3) The lower we are in our stance, the wider we can push away from our board and the quicker we will turn. As well, if we connect this stroke from the nose to tail of our board, we will need fewer strokes to turn us and will be able to turn faster because of it.

This stroke can be applied as a “Reverse Sweep” as well, from Tail to Nose, which is one way to turn, while in place. In addition to turning the board, a reverse stroke applies backward momentum. It’s not recommended if you’re trying to keep your forward momentum or for paddling into the wind. To maintain your momentum, stick to the sweep, which is a variation of a forward stroke.

T’ashii guide Kirstie, demonstrating how to initiate the Sweep Turn, planting the paddle at the nose of her board.

Now for some tricks! (Try a fun challenge. Build skills towards controlling your board & ultimately catching waves in the surf zone)

A  3-step progression:

1) Moving around on the board

With a wide stance feet hip-width apart over the rails (the long sides of the board), practice rocking the board side-to-side. Transfer weight from left foot to right and back. Knees should stay bent, acting like shock absorbers for when you’re feeling unstable.  Method 1: Try hoping lightly forward or backwards on the board with both feet. Method 2: Try shuffling feet forward or backward on the board, walking one foot at a time. Tip: What are some ways to stabilize yourself to avoid a fall in the water? Getting low by bending both knees to lower your center of gravity. For recovery, drop one knee down to the board, coming into a crouch position to stabilize. Keep your paddle in the water to use it as a brace (second point of contact).

2) Staggered Stance

This stance allows you to imitate a tripod when you incorporate use of the paddle. This stance is great for more advance skills such as paddling over surf or swell, stability in chop and whitewater.
1) Keeping feet wide over the rails (the long sides of the board), jump lightly or shuffle your feet into a surf stance. In the surf stance, one foot should be slightly back, toes of both feet pointing forward on a diagonal. Tip: Avoid feet that point completely to the side of the board as your centre of gravity will shift and any forward hinging at the hip will lead to leaning over the side edge, or losing balance and falling off side of board. 2) Bend knees 2) Practice transferring weight from side to side, and rocking from front to back.

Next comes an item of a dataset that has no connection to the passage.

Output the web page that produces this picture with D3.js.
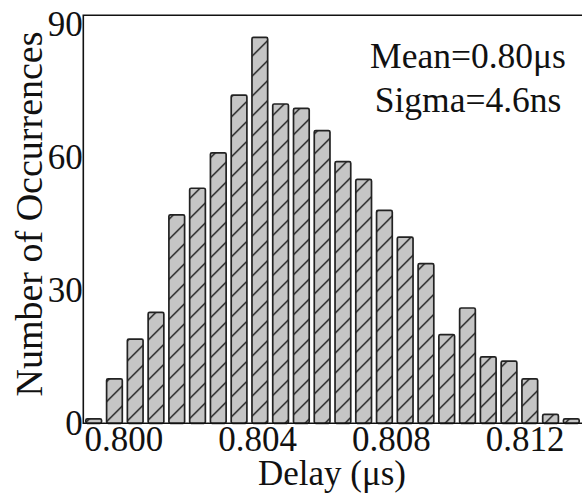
<!DOCTYPE html>
<html>
<head>
<meta charset="utf-8">
<script src="https://cdn.jsdelivr.net/npm/d3@7"></script>
<style>
  html, body { margin: 0; padding: 0; background: #fff; }
  svg { display: block; }
  text { font-family: "Liberation Serif", "Times New Roman", serif; fill: #111; }
</style>
</head>
<body>
<svg id="chart" width="582" height="495"></svg>
<script>
// Histogram of delay values (µs): lower/upper bin edges and occurrence counts
const binEdges = [
  0.798800, 0.799421, 0.800042, 0.800663, 0.801284, 0.801905, 0.802526,
  0.803147, 0.803768, 0.804389, 0.805010, 0.805631, 0.806252, 0.806873,
  0.807494, 0.808115, 0.808736, 0.809357, 0.809978, 0.810599, 0.811220,
  0.811841, 0.812462, 0.813083, 0.813704
];
const counts = [
  1, 10, 19, 25, 47, 53, 61, 74, 87, 72, 71, 66,
  59, 55, 48, 42, 36, 20, 26, 15, 14, 10, 2, 1
];
const xTicks = [0.800, 0.804, 0.808, 0.812];
const yTicks = [0, 30, 60, 90];
const statLines = ["Mean=0.80\u03BCs", "Sigma=4.6ns"];

const serif = "'Liberation Serif', 'Times New Roman', Times, serif";
const svg = d3.select("#chart");
const plotLeft = 83.3, plotRight = 581.7, plotTop = 15.3, plotBottom = 423.3;

const x = d3.scaleLinear().domain([0.7988, 0.813704]).range([plotLeft, plotRight]);
const y = d3.scaleLinear().domain([0, 92]).range([plotBottom, plotTop]);

// Hatch pattern: gray fill with "/" diagonals
const defs = svg.append("defs");
const pat = defs.append("pattern")
  .attr("id", "hatch")
  .attr("patternUnits", "userSpaceOnUse")
  .attr("x", 8.3).attr("y", 0)
  .attr("width", 20).attr("height", 20);
pat.append("rect").attr("width", 20).attr("height", 20).attr("fill", "#c5c5c5");
pat.append("path")
  .attr("d", "M-5,5 L5,-5 M0,20 L20,0 M15,25 L25,15")
  .attr("stroke", "#151515").attr("stroke-width", 1.35).attr("fill", "none");

// Bars
const bins = counts.map((c, i) => ({ x0: binEdges[i], x1: binEdges[i + 1], c }));
const frac = 0.756;
svg.append("g").selectAll("rect").data(bins).join("rect")
  .attr("x", d => {
    const w = x(d.x1) - x(d.x0);
    return x(d.x0) + w * (1 - frac) / 2;
  })
  .attr("width", d => (x(d.x1) - x(d.x0)) * frac)
  .attr("y", d => y(d.c))
  .attr("height", d => y(0) - y(d.c))
  .attr("rx", 1.5)
  .attr("fill", "url(#hatch)")
  .attr("stroke", "#222")
  .attr("stroke-width", 1.7);

// Frame: left, top and bottom lines
svg.append("path")
  .attr("d", `M${plotRight + 10},${plotTop} H${plotLeft} V${plotBottom} H${plotRight + 10}`)
  .attr("fill", "none").attr("stroke", "#111").attr("stroke-width", 1.6);

// Axes (labels only, no tick marks)
const yAxis = svg.append("g").attr("transform", `translate(${plotLeft},0)`)
  .call(d3.axisLeft(y).tickValues(yTicks).tickSize(0).tickPadding(0.5).tickFormat(d3.format("d")));
yAxis.attr("font-family", serif).attr("font-size", 35);
yAxis.select(".domain").remove();
yAxis.selectAll("text").attr("dy", "0.33em").attr("fill", "#111");

const xAxis = svg.append("g").attr("transform", `translate(0,${plotBottom})`)
  .call(d3.axisBottom(x).tickValues(xTicks).tickSize(0).tickPadding(2.5).tickFormat(d3.format(".3f")));
xAxis.attr("font-family", serif).attr("font-size", 35);
xAxis.select(".domain").remove();
xAxis.selectAll("text").attr("fill", "#111");

// Axis titles
svg.append("text")
  .attr("x", 332).attr("y", 485)
  .attr("text-anchor", "middle").attr("font-family", serif).attr("font-size", 35)
  .text("Delay (\u03BCs)");

svg.append("text")
  .attr("transform", "translate(42,214) rotate(-90)")
  .attr("text-anchor", "middle").attr("font-family", serif).attr("font-size", 38)
  .text("Number of Occurrences");

// Statistics annotation
svg.append("g").selectAll("text").data(statLines).join("text")
  .attr("x", 468).attr("y", (d, i) => 68 + i * 44)
  .attr("text-anchor", "middle").attr("font-family", serif).attr("font-size", 35.5)
  .text(d => d);
</script>
</body>
</html>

Using the staggered stance, while touring, gives added stability in swell and currents.

3) Bringing it all together: Pivot Turn

First off, the key to a successful pivot, is being comfortable moving around on the board. The goal of the pivot is to be able to turn quick without falling. For racers, it allows them to pivot around a buoy, fast and efficiently. For paddle surfers, it allows them to turn quickly for a wave, in order to catch the wave.

1) Get into a wide surf stance or some variance of the staggered stance, your balance point and weight should be back, standing over the tail section of the board.
2) Add the side sweep. By standing at the back of board and adding the turn, the momentum will lift and swing the nose of the board, allowing you to pivot, or turn on a dime.
3) To stabilize yourself, shift weight forward on the board, use the brace and use the “drop knee” for balance.

Practicing the Pivot turn will help tie all of the skills together. It’s fun and can really boost your confidence while racing, touring and in the surf.


I hope we were able to offer some insight and skills that even a seasoned paddler can appreciate!